There was the season of long, warm days (hopefully!) and the season of short cold days (definitely). Between these were two days when day and night were of equal length.
These four markers of the year were both recorded and anticipated. In fact they became religious occasions when the gods must be appeased and prayed to.
With the coming of Christianity, these four days were given new names: the Spring Equinox (21/22 March) became the Feast of the Annunciation of the Blessed Virgin Mary (25 March); the Summer Solstice (21/22 June) became St John’s Eve (23 June); the Autumnal Equinox (21/22 September) became St. Michael’s Day (24 September); and the Winter Solstice (21/22 December) became Christmas Eve.

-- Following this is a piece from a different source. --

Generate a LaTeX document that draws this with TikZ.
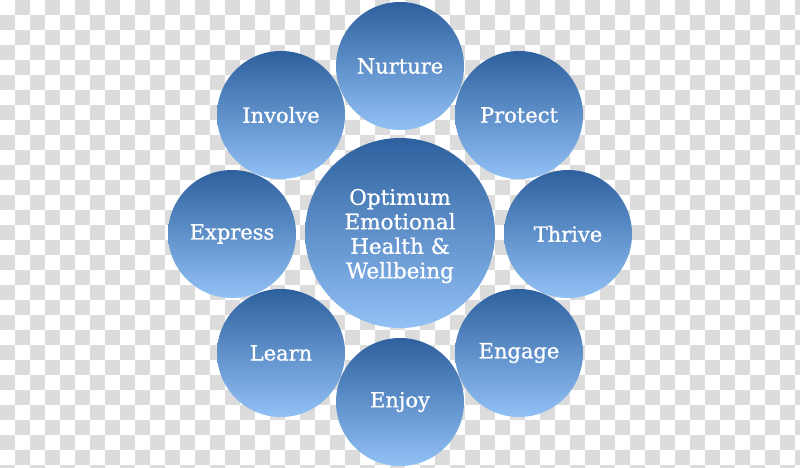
\documentclass[tikz,border=0pt]{standalone}
\usepackage{fontspec}
\setmainfont{DejaVu Serif}[BoldFont=DejaVu Serif, BoldFeatures={FakeBold=0.8}]
\definecolor{checkgrey}{RGB}{220,220,220}
\definecolor{bubtop}{RGB}{45,96,158}
\definecolor{bubbot}{RGB}{146,193,246}
\tikzset{
  bubble/.style={circle, inner sep=0pt, minimum size=128pt, top color=bubtop, bottom color=bubbot, text=white, font=\fontsize{21}{24}\selectfont\bfseries},
  hub/.style={circle, inner sep=0pt, minimum size=190pt, top color=bubtop, bottom color=bubbot},
  hubtext/.style={text=white, align=center, inner sep=0pt, font=\fontsize{21.5}{24.5}\selectfont\bfseries}
}
\begin{document}
\begin{tikzpicture}[x=1pt,y=-1pt]
\useasboundingbox (0,0) rectangle (800,468);
\fill[white] (0,0) rectangle (800,468);
\begin{scope}
\clip (0,0) rectangle (800,468);
\foreach \j in {0,...,31} {
  \pgfmathtruncatemacro\s{mod(\j+1,2)}
  \foreach \k in {0,...,26} {
    \fill[checkgrey] ({15*(2*\k+\s)},{15*\j}) rectangle +(15,15);
  }
}
\end{scope}
\node[hub] (center) at (400,233) {};
\node[hubtext] (centertext) at (400,236) {Optimum\\Emotional\\Health \&\\Wellbeing};
\node[bubble] (nurture) at (400,66) {Nurture};
\node[bubble] (protect) at (519,115) {Protect};
\node[bubble] (thrive) at (568,234) {Thrive};
\node[bubble] (engage) at (519,353) {Engage};
\node[bubble] (enjoy) at (400,402) {Enjoy};
\node[bubble] (learn) at (281,353) {Learn};
\node[bubble] (express) at (232,234) {Express};
\node[bubble] (involve) at (281,115) {Involve};
\end{tikzpicture}
\end{document}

What concerns us here is the Summer Solstice, St. John’s Eve, Bonfire Night, Tine Féile Eoin, Oiche an Tine Cháimh, and several other names besides.
It’s not such a big deal now, but some parts of Ireland still celebrate this major turning point in the astronomic calendar by lighting fires on hilltops or other traditional locations. Years ago, particular practices were observed in particular regions, but there was always music and craic, feats of strength, speed and agility while young men vied for the attentions of young women.
Christian prayer was also thrown into the mix of this essentially pre-Christian celebration.
The fuel was usually furze bushes (called gorse or whin in various parts of Ireland) and there was often great rivalry between neighbouring villages or parishes as to who would have the largest.
Raids on rivals’ stockpiles were not unknown and some gifted local bards no doubt wrote epic poems along the lines of the Táin Bó Cualainn, comparing the furze-thieves to the cattle rustlers of ancient times. In latter years, where the custom is still observed, car tyres seem to be the preferred material.